ID: 1226252 • Letter: P

Question

PLEASE READ AND MAKE A BRIEF COMMENT REGARDING THE STATEMENT BELOW.

Thee fact that both Germany and Finland are able to sustain high rates of growth in GDP with the presence of high tax rates over the United States who ranks low amongst other countries with tax burden simply shows how gross national product can help the economy and its citzens. With different viewpoints of high tax rates and how it affects GDP, its important to look at how each country is operated. With Germany and Finland, both having abundance of natural resources and equiped labor with the added demand from other countries, besides the U.S. it is understandable how the economy is still able to flourish. Although all three countries are considered a developed country, the U.S. is the not the best in all factors that affect economy. These factors are as listed: Human Resources, Natural Resources, Capital Formation, Technological Development, and the social and political factors. Both of these countries have a high percentage of their GDP from exports of goods and products and the tariffs of these products. Whereas, the U.S. is not a country that is big on exports but more relying on imports to help a nation considered a melting pot of ethnicities.The heavy tax burden in Germany and Finland, helps these countries to be able to continue to thrive off their goods and resources not only with cultivating products but the livliness through trade.

Explanation / Answer

US Human resources: United states lacks suitable human resources for information age, This is one reason for issuing large number of high skilled work permits to people with higher skills. Also it is one of the key reasons for outsourcing boom that is happening.
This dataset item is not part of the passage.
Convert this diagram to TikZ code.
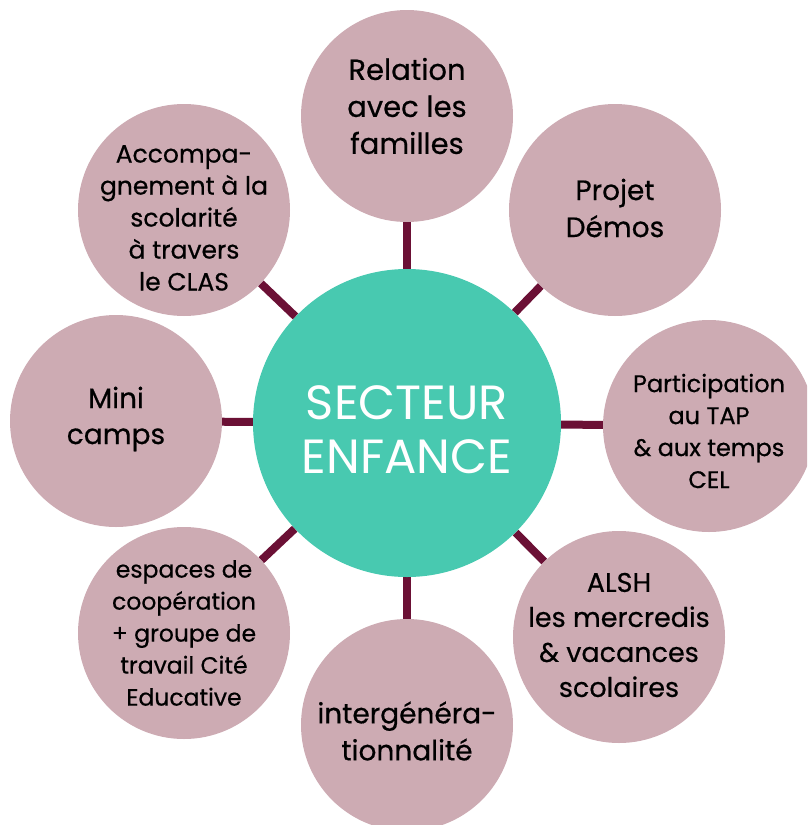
\documentclass[tikz,border=0pt]{standalone}
\usepackage{fontspec}
\setmainfont{Poppins}
\usetikzlibrary{backgrounds}
\definecolor{rose}{HTML}{CDABB3}
\definecolor{menthe}{HTML}{48C9B0}
\definecolor{bordeaux}{HTML}{6B1035}
\def\taille#1#2{\fontsize{#1}{#2}\selectfont}

\begin{document}
\begin{tikzpicture}[x=1pt, y=-1pt,
    bulle/.style={circle, fill=rose, minimum size=212pt, inner sep=0pt},
    texte/.style={align=center, inner sep=0pt},
    lien/.style={color=bordeaux, line width=8pt}]
  \useasboundingbox (0,0) rectangle (807,825);
  \clip (0,0) rectangle (807,825);
  \node[circle, fill=menthe, minimum size=308pt] (secteur) at (407,423) {};
  \node[texte, text=white, font=\taille{48}{54}] (secteur-t) at (407,430) {SECTEUR\\ENFANCE};
  \foreach \nom/\x/\y/\dy/\fs/\bs/\txt in {
      familles/407/116/-10/29/37/{Relation\\avec les\\familles},
      demos/615/210/-2/28/37/{Projet\\Démos},
      tap/709/426/5/24/32/{Participation\\au TAP\\\& aux temps\\CEL},
      alsh/619/637/-2/27/35/{ALSH\\les mercredis\\\& vacances\\scolaires},
      inter/407/725/6/28/37/{intergénéra-\\tionnalité},
      cite/184/633/0/23.5/32/{espaces de\\coopération\\+ groupe de\\travail Cité\\Educative},
      camps/116/421/-2/28/36/{Mini\\camps},
      clas/184/210/8/25/32/{Accompa-\\gnement à la\\scolarité\\à travers\\le CLAS}}{
    \node[bulle] (\nom) at (\x,\y) {};
    \node[texte, font=\taille{\fs}{\bs}\addfontfeature{FakeBold=0.5}] (\nom-t) at (\x,\y+\dy) {\txt};
  }
  \begin{scope}[on background layer]
    \foreach \n in {familles,demos,tap,alsh,inter,cite,camps,clas}
      \draw[lien] (secteur) -- (\n);
  \end{scope}
\end{tikzpicture}
\end{document}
Natural resources: US lacks natural resources like oil, Further huge consumption has resulted in excess import of every goods and service. Lower tax also contributed to problem. Us only charge 15% on imported cars while China charges nearly 300% tax on imported cars, US is just encouraging other countries to export to US than setting up manufacturing there. This is super flawed policy

Capital Formation : If you are importing most of the requirements or large portion of your market requirements then certainly there would be no need for capital. This is one reason for US not recovering from recession even after decreasing interest rates to near zero. Fed can give money but cannot help you to invest and make profits.

Technological development: The amount of innovation that is happening in next generation automobiles for example is very high in japan and germany. The US will likely remain as customer for a long time. This was because of lower investment in education by US.

Social and political factors: Socially US is multi-ethnic so their tastes are global, So most of the global stuff gets imported anyway. Politically US was open economy from beginning, WTO was founded by its ideas of free market, now US is the country that sacrificed most for WTO. We infact were victims of our own creation.